Page 2 of 3
We talked about addictions -- in the broadest sense of the word. "I'm not into heavy drugs," explained Harry. "And I haven't had a drink in six years. Not a drop, six years in November, which saved my life. Checked into rehab the day after my 50th birthday, so I am rather dramatic. But you have cross-addictions, you know? I can't walk into a store ... you saw my clothes ... I don't need shit. I mean, it's an addiction. I'm a major shopper."
"Not a bad one to have."
"No, it's better than cocaine. Or any of that shit," agreed Harry. "But the hardest is being a foodaholic, because you have to eat. I was 315 pounds at one point. And I've kept it off, that's another reason I'm happy. I just made a deal with myself not to eat horizontal, and it's working."
A knock on the door brought word from Harry's manager: "They're ready for you upstairs, Harry."
Back in the Starlight Room we listened to speeches from the three Stop AIDS award recipients -- Blackberri, a local singer/songwriter; Ed Decker, director of the New Conservatory Theater; and Ron Stall, a UCSF professor and AIDS researcher. Before the ceremony could end, Harry was called to the microphone to be named honorary chair. "I'm very fortunate, people always want to throw parties for me ...oh, shit," he said. "I mean, people always want to throw parties up here, and all I do is make the space available. But the thanks go to all the people who do the real work."
While Harry took a few minutes to work the crowd, his specialty, I listened to lounge singer Connie Champagne continue the evening's entertainment. "I need a man. A big, strong man," she announced between songs. During the long pause that followed I twisted my head around to see no one in the predominantly male audience making a move. So, with several martinis now working their magic, I surmised that perhaps I was the man for the job. I stepped forward, lifted Connie onto the piano for her final number, posed for a kiss and a snapshot, and disappeared back into the crowd.
As the place began to empty out, Harry and I settled into a large U-shaped booth for a late-night supper. The Starlight normally serves a light menu of caviar, salads, cheese plates, desserts, and a raw bar. But for "special occasions, like this," Harry explained, he calls down to Scala's on the ground floor. Tory, our waitress, arrived with silver covered platters, beneath which we found a beautiful Caesar salad and a plate of buttermilk mashed potatoes topped with a perfectly seared fillet of salmon for me, and a grilled vegetable plate and greens for Harry.
"You've got quite a place here," I said, taking in the views of the city.
"It used to be a penthouse," he answered. "The whole floor. Can you imagine? But I'm very lucky. I've been at it a long time. Twenty-five years. None of this stuff comes overnight, unless you win the lottery. You ever fantasize about what you'd do if you won the lottery? When I can't sleep at night, that's what I dream about."
"That's what the Brown Twins told me," I recalled, "when I saw them at the restaurant. They said, 'We still play the lottery, and we're going to win.'"

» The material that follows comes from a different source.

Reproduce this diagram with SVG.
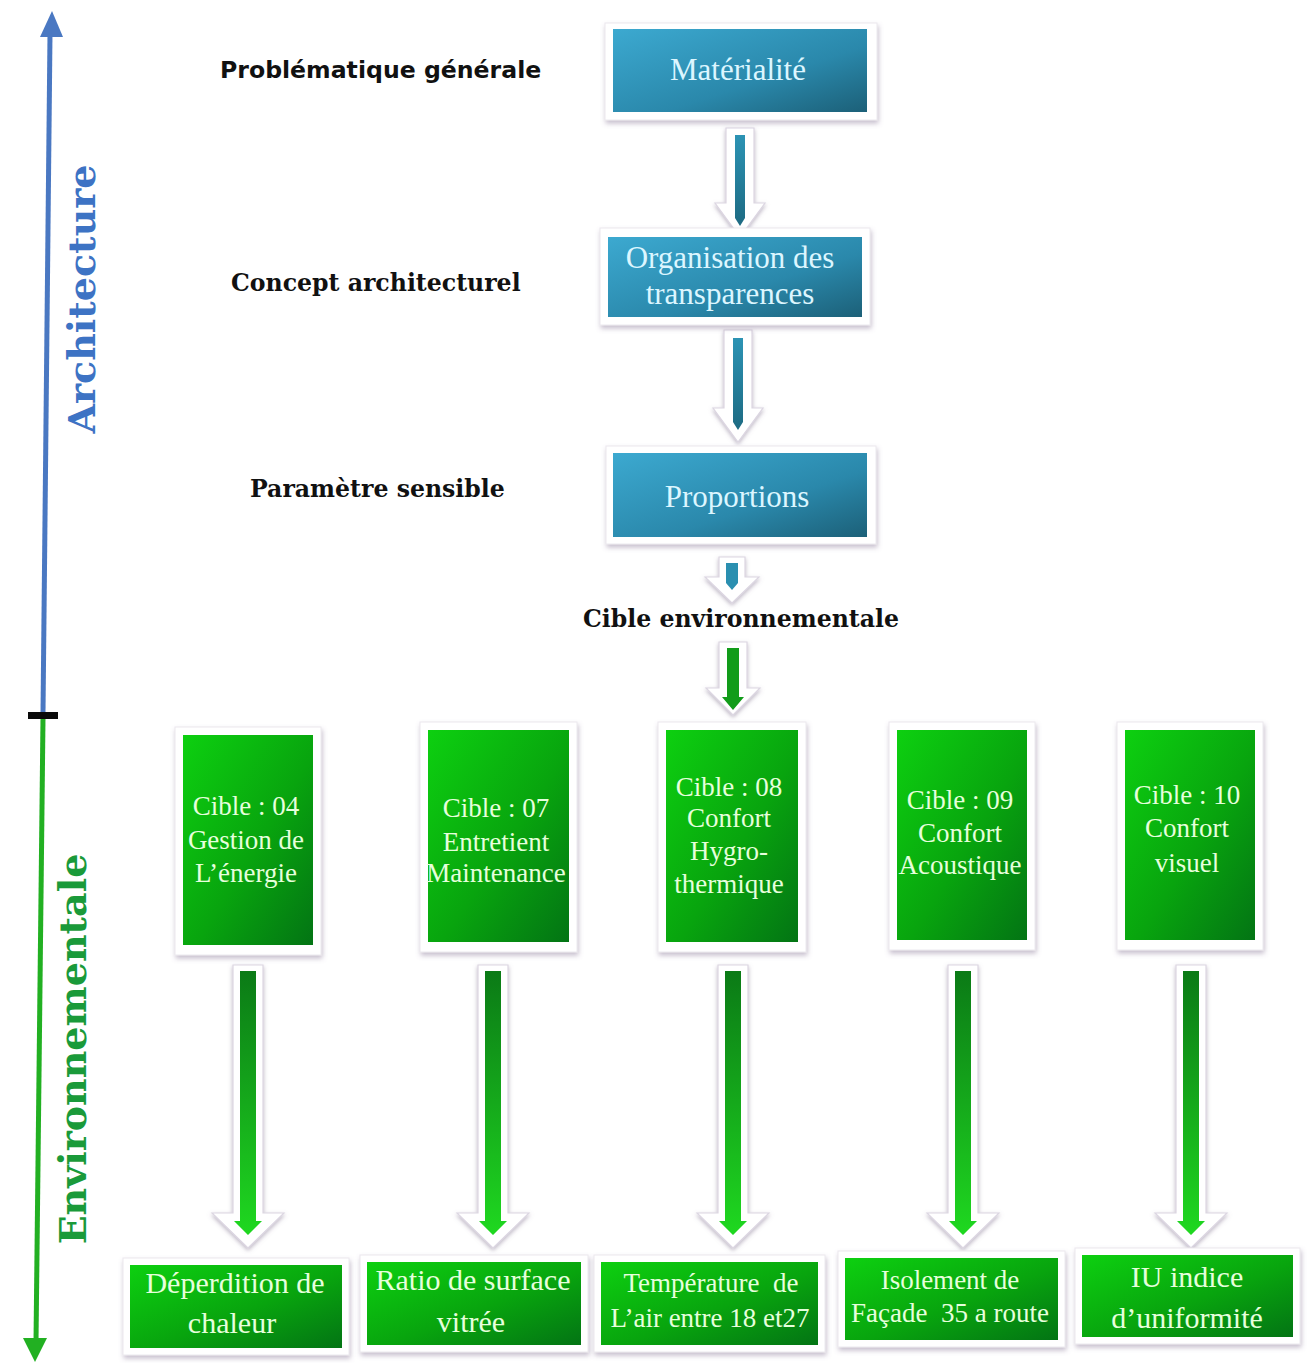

After we finished our meals Harry had me follow him through the Starlight's kitchen before ducking out a swinging glass window.
"Yowza," I said.
Harry had had a small, elegant table set on the fire escape, with a glass of champagne for me, and two decadent desserts from Scala's. It was a clear night 21 floors up and the view, hanging out over Union Square, was extraordinary.
"Every two or three months, we get exhibitionists in these hotels," laughed Harry.
"Now that would make for an interesting column," I said.
"Oh, they know you're watchin' 'em." Harry roared some more. "I've got my staff binoculars. I mean, they want you to watch them."
With no moon out this night, Harry dug into the Chocolate IV, while I marveled at the Bostini, an unbelievable creation inspired by the Boston cream pie. "I see I got you with that one," Harry smiled.
"I might not look it," I told him, "but to steal your word, I'm a foodaholic too. If food didn't make you gain weight, that's all I'd ever eat: cheeseburgers, french fries, and Boston cream pie."
"Isn't it a trip?" asked Harry. "But I'm learning to maintain it. Let me tell you, first of all you never do major diets. They never work. And you don't ever cut yourself off of anything totally. I have a pound of bacon twice a year. A pound. Christmas day and on my birthday. I love bacon, but it's so fucking bad for you."
I am forced to applaud in awe. "A pound?"
"I really do. Crispy. And someday, I don't know how I'm going to do it, but I am going to crawl into a hot tub -- with somebody -- into a hot tub of warm chocolate mousse. Once in my life. Once. Some people think that sounds gross."
I respond with increased applause.
"Just once in your life," asked Harry, "to be covered in chocolate? Because money isn't everything -- I mean, you don't want to be 50 years old without any -- but I have a three-letter word for money, F-U-N. Because you know, we may just have this once -- I mean, I'm not counting on another life. I would love it. But I would be wonderfully surprised if it happened."